**** Materials provided ****
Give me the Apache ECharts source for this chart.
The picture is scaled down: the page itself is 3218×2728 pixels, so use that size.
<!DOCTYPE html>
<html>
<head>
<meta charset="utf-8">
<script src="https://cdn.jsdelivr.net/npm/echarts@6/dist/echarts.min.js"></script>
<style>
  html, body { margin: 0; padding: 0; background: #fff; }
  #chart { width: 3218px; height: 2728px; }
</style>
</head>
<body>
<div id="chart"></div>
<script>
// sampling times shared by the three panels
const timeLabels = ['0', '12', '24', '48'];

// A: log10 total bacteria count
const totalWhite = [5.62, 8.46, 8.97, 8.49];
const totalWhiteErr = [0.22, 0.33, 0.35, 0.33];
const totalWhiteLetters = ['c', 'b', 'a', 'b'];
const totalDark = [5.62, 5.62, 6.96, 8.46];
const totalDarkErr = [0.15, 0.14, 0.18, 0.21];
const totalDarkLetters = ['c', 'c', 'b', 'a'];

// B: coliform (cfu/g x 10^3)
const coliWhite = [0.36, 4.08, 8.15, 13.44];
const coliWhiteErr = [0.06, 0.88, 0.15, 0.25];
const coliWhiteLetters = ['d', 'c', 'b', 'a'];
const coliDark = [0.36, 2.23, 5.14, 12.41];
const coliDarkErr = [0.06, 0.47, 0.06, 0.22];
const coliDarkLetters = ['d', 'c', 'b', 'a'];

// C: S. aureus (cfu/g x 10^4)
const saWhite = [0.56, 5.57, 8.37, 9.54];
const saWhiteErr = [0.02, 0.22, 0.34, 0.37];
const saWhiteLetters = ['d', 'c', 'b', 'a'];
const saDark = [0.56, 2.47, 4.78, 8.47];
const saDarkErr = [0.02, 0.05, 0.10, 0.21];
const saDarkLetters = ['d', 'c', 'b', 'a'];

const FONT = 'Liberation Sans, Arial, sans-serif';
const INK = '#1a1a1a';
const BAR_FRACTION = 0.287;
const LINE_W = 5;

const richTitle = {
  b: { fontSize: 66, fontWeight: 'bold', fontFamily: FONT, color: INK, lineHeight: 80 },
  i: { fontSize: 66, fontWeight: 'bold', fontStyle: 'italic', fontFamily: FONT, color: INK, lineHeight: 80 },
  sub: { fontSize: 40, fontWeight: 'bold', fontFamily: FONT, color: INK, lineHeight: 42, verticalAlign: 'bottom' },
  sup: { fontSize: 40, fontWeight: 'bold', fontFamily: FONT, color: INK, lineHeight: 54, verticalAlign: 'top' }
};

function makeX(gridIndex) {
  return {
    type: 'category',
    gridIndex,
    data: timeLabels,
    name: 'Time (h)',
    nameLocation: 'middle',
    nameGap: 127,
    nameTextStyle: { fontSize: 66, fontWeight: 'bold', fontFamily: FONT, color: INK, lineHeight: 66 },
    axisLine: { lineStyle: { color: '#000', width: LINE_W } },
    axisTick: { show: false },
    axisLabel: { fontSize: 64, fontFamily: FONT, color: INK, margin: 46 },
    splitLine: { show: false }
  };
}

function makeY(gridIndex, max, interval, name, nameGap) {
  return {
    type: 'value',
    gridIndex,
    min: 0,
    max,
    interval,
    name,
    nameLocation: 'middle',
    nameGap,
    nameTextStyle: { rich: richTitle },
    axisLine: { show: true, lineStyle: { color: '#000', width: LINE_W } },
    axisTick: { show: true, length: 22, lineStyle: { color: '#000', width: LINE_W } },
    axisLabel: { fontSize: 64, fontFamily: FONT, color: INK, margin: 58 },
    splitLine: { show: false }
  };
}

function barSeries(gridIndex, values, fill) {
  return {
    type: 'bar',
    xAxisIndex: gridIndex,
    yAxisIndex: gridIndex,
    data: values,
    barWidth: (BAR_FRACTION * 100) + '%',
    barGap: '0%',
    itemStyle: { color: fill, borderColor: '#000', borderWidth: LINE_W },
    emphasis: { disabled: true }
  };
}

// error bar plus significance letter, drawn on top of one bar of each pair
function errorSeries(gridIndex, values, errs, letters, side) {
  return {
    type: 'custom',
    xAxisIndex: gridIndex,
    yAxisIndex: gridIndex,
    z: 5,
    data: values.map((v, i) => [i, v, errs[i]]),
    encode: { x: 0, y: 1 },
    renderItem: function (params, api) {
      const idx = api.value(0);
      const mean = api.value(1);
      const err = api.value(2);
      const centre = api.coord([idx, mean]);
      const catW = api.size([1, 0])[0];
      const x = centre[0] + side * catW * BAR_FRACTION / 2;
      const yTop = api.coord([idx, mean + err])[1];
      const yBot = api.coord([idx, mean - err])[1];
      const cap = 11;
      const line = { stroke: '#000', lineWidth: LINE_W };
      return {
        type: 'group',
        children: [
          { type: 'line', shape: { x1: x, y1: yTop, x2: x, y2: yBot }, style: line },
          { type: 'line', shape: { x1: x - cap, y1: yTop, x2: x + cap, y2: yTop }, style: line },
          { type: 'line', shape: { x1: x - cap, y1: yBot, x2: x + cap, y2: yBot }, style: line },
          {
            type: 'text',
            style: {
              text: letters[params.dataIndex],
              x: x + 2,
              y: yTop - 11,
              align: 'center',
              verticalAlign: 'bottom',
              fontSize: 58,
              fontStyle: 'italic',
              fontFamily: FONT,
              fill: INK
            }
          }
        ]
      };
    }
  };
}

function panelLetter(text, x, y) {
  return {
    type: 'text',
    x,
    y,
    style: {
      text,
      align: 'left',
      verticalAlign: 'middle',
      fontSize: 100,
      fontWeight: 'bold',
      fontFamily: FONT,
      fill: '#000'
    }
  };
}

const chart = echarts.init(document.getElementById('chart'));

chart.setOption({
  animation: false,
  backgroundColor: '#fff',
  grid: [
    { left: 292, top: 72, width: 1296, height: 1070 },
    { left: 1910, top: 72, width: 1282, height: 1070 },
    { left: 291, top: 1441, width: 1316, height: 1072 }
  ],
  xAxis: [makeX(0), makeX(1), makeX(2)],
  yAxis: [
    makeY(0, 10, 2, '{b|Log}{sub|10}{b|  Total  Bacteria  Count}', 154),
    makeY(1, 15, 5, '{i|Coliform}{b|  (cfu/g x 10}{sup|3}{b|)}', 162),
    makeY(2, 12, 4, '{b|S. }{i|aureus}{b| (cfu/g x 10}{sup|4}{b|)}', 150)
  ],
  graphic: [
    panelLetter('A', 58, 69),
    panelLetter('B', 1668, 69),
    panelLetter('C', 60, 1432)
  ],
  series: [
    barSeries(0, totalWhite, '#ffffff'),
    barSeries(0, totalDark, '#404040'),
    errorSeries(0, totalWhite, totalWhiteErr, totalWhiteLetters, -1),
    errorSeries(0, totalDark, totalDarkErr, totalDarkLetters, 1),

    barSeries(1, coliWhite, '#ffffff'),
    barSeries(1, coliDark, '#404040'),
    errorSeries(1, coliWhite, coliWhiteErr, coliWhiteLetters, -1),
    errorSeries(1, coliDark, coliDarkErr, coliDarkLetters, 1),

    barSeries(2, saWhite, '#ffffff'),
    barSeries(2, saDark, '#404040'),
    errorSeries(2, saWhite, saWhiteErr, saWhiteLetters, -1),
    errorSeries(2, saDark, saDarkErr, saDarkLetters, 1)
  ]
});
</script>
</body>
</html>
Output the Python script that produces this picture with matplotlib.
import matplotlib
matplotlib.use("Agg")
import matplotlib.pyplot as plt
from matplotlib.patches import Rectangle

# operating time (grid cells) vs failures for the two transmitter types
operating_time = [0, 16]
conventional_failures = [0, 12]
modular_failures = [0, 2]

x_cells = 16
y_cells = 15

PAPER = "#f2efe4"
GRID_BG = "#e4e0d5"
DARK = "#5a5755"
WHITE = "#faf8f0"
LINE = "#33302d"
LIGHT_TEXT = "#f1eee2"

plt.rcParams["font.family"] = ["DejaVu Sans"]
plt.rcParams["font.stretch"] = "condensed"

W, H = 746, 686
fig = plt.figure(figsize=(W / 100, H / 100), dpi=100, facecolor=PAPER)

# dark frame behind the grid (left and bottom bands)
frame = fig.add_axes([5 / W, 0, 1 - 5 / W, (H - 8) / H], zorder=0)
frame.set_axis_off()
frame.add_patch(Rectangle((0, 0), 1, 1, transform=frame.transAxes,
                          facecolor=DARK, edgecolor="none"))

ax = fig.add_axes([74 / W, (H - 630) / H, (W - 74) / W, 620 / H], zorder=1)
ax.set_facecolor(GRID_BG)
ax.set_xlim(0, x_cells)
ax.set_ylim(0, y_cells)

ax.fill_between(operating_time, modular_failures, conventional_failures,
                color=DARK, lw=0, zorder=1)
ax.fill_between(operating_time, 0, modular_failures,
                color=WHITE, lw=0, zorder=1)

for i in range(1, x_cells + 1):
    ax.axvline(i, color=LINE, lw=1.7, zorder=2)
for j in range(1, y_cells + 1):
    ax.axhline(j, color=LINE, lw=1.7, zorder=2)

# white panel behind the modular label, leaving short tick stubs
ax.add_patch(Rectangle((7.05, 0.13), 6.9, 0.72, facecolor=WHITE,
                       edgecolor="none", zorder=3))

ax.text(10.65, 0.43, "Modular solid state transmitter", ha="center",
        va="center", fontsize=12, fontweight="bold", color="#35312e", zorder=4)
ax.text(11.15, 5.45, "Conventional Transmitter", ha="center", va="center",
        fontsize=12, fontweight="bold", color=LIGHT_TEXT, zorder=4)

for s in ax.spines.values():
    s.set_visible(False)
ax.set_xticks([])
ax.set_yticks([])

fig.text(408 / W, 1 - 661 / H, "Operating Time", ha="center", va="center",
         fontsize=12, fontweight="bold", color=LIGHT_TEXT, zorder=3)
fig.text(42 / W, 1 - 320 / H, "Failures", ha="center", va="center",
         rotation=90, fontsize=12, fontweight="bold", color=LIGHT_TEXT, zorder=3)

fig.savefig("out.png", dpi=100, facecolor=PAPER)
****
**Given exercise:**
In the listing above, locate the line containing "Output the Python" and the line containing "fig = plt.figure(figsize=(W". Extract those two lines and every line between them, exactly as written, and only those.

**Complete response:**
Output the Python script that produces this picture with matplotlib.
import matplotlib
matplotlib.use("Agg")
import matplotlib.pyplot as plt
from matplotlib.patches import Rectangle

# operating time (grid cells) vs failures for the two transmitter types
operating_time = [0, 16]
conventional_failures = [0, 12]
modular_failures = [0, 2]

x_cells = 16
y_cells = 15

PAPER = "#f2efe4"
GRID_BG = "#e4e0d5"
DARK = "#5a5755"
WHITE = "#faf8f0"
LINE = "#33302d"
LIGHT_TEXT = "#f1eee2"

plt.rcParams["font.family"] = ["DejaVu Sans"]
plt.rcParams["font.stretch"] = "condensed"

W, H = 746, 686
fig = plt.figure(figsize=(W / 100, H / 100), dpi=100, facecolor=PAPER)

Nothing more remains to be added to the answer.